Erzurumspor ilk yarım saat şöyle bir direndi, Galatasaray kalesinde yalandan bir-iki göründü, hepsi o kadar... Zaten Mesut Hoca maç öncesi, “Galatasaray bizim rakibimiz değil, puan alırsak ekstra olur” diyerek, umudun “Kaf dağının ardında” olduğunu daha maç öncesi ilan etti. Galatasaray’dan ektra puan almak istiyorsan, ekstra oynayacaksın. Galatasaray’dan bu oyunla puan değil, toz bile alamazsın.
Galatasaray’ın hiç mi eksiği yok?
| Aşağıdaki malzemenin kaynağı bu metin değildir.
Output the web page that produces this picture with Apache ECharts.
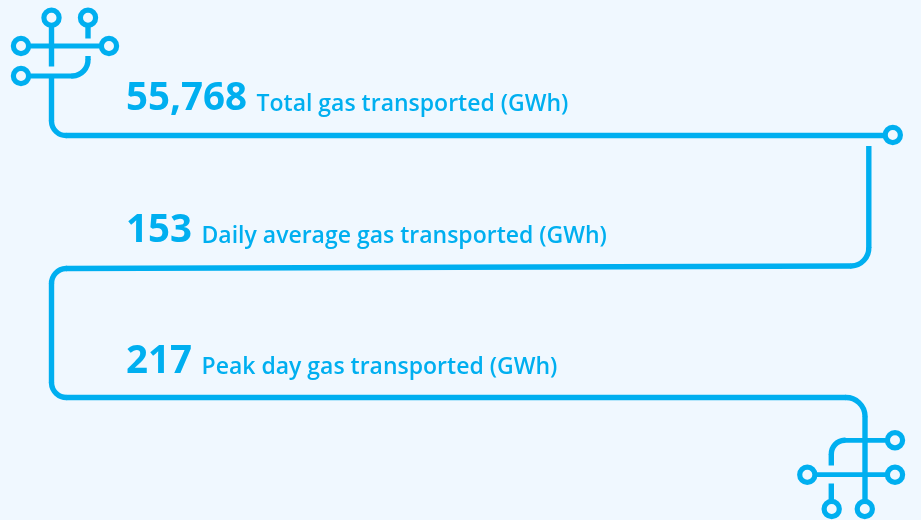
<!DOCTYPE html>
<html>
<head>
<meta charset="utf-8">
<style>
  html, body { margin: 0; padding: 0; background: #f0f8ff; }
  #chart { width: 921px; height: 520px; }
</style>
</head>
<body>
<div id="chart"></div>
<script src="https://cdn.jsdelivr.net/npm/echarts@6/dist/echarts.min.js"></script>
<script>
var statValues = ['55,768', '153', '217']
var statLabels = [
  'Total gas transported (GWh)',
  'Daily average gas transported (GWh)',
  'Peak day gas transported (GWh)'
]

var BLUE = '#00aff0'
var BG = '#f0f8ff'
var FONT = '"Open Sans", sans-serif'

// text rows: y centre, x of the number, x of the label
var rows = [
  { y: 99.5, numX: 126, labelX: 256.5 },
  { y: 231, numX: 126, labelX: 201.5 },
  { y: 362.5, numX: 126, labelX: 201.5 }
]

var chart = echarts.init(document.getElementById('chart'))
var items = []

function line(x1, y1, x2, y2, w) {
  items.push({
    type: 'line',
    z: 1,
    shape: { x1: x1, y1: y1, x2: x2, y2: y2 },
    style: { stroke: BLUE, lineWidth: w || 5.4, lineCap: 'butt' }
  })
}

// corner of a pipe, angles in degrees (canvas direction), small overlap hides the seams
function corner(cx, cy, r, from, to) {
  items.push({
    type: 'arc',
    z: 1,
    shape: { cx: cx, cy: cy, r: r, startAngle: (from - 2) * Math.PI / 180, endAngle: (to + 2) * Math.PI / 180, clockwise: true },
    style: { stroke: BLUE, fill: null, lineWidth: 5.4, lineCap: 'butt' }
  })
}

function node(cx, cy) {
  items.push({
    type: 'circle',
    z: 2,
    shape: { cx: cx, cy: cy, r: 7.6 },
    style: { fill: BG, stroke: BLUE, lineWidth: 5.2 }
  })
}

// top left icon
line(51.5, 18, 51.5, 66.5)
line(88, 18, 88, 38.5)
line(21, 46, 109, 46, 4.8)
line(88, 56, 88, 60)
corner(72, 60, 16, 0, 90)
line(72, 76, 21, 76, 4.8)
node(51.5, 17.7)
node(88, 17.7)
node(21, 46)
node(109, 46)
node(21, 76)

// main pipe
line(51.5, 76, 51.5, 121)
corner(66, 121, 14.5, 90, 180)
line(66, 135.5, 893, 135.5)
node(892.8, 135)

line(868.8, 146, 868.8, 248)
corner(850.8, 248, 18, 0, 90)
line(850.8, 266, 66, 268.5)
corner(66.5, 283.5, 15, 180, 270)
line(51.5, 283.5, 51.5, 382.5)
corner(66.5, 382.5, 15, 90, 180)
line(66.5, 397.5, 846, 397.5)
corner(846, 416.5, 19, 270, 360)
line(865, 416.5, 865, 509)

// bottom right icon
line(807, 474.7, 895, 474.7, 4.8)
line(895, 440.3, 845, 440.3, 4.8)
corner(845, 454, 13.7, 180, 270)
line(831.3, 454, 831.3, 465.5)
line(831.3, 483.5, 831.3, 509)
node(895, 440.3)
node(895, 474.7)
node(807.3, 474.7)
node(831.7, 509)
node(864.8, 509)

statValues.forEach(function (val, i) {
  items.push({
    type: 'text',
    z: 3,
    x: rows[i].numX,
    y: rows[i].y,
    style: { text: val, fill: BLUE, font: 'bold 38.5px ' + FONT, textAlign: 'left', textVerticalAlign: 'middle' }
  })
  items.push({
    type: 'text',
    z: 3,
    x: rows[i].labelX,
    y: rows[i].y + 5,
    style: { text: statLabels[i], fill: BLUE, font: '600 23px ' + FONT, textAlign: 'left', textVerticalAlign: 'middle' }
  })
})

chart.setOption({
  backgroundColor: BG,
  animation: false,
  graphic: { elements: items }
})
</script>
</body>
</html>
Olmaz mı... Oyunu, coşkusu, hızlı hücum anlayışı Galatatasaray kalitesinin çok altında... Ama Galatasaray bu... “normal”, hatta “normalin az altında” oyunu bile rakibi yenmeye yetiyor. Çünkü Galatasaray’ın kadrosu, Süper Lig kalitesinin çok ama çok üstünde... Buna rağmen şunu vurgulamak gerekiyor: Bu kalite, ikinci yarıda bu futbolu oynamaz. Bu kadar etkisiz kalmaz. Savunmada bu kadar dağılmaz.
En fazla şaşırdığım, Galatasaray‘ın ikinci yarıda sadece üç dakika içinde Erzurumspor’a üç net gol pozisyonu vermesi oldu. Kaçırılması, atılmasından çok daha zor üç pozisyon... Hatta sonraki dakikalarda çok net iki pozisyon daha... Bunları kaçıran Erzurumspor, Süper Lig’deki “kısıtlı kalitenin” çok çarpıcı bir örneği oldu.
Böyle bir ligde Galatasaray‘ın şampiyonluk şansını konuşuyorsak çok açık avantajları var: Bir-iki ekip dışında çok ye tersiz takımlardan oluşan bir ligde; kaliteli ve sağlam bir kadro... Süper hoca... Mevsimlerden Galatasaray... Daha ne olsun?